Identifying the Timing of Sudden Shifts in Meridional Overturning Circulation and Coupled Climate Model Equilibration

Abstract

Currently, there exists no Pacific Meridional Overturning Circulation (PMOC). There does however appear to be geological evidence for a PMOC in the Pliocene epoch thought to have disappeared around 2.7 Million years ago with the inception of Northern Hemisphere glaciation. As changes in thermohaline circulation have important consequences for regional and global climate, it is important to develop our understanding of how the ocean’s Meridional Overturning Circulation (MOC) responds to, and interacts with, changes in climate forcings (e.g. global warming due to increased CO2 concentrations) to better our understanding of both paleoclimate change and the ocean’s response to current human-induced global warming.
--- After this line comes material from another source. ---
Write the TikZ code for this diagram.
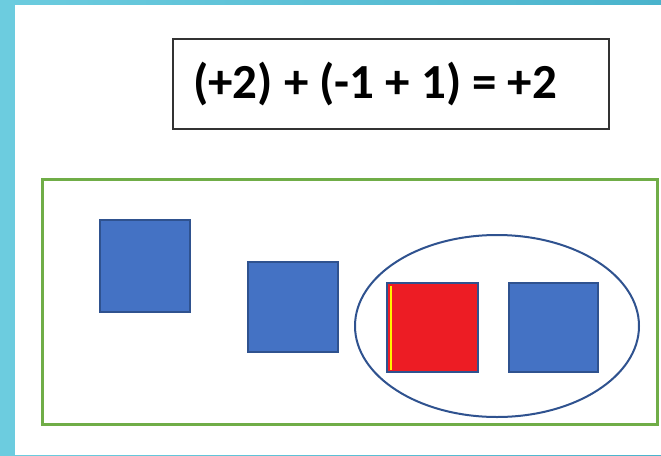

In this project, we examine the temporal evolution in long, ~3000-year simulations of oceanic adjustment to abrupt changes in climate forcing, and either atmospheric CO2 concentrations or clouds properties. We focus on the relationship between MOC strength and different variables, such as temperature, salinity, and the global-mean surface heat flux (SHF) into the ocean, to determine when the simulated MOC has equilibrated and will no longer change. Our results show that as the total global-mean SHF approaches zero, the global MOC equilibrates. These findings have important implications for the climate modeling community, highlighting the need to run models until a near-zero global mean SHF is reached in order to evaluate the full consequences of an abrupt change in climate forcing on the MOC.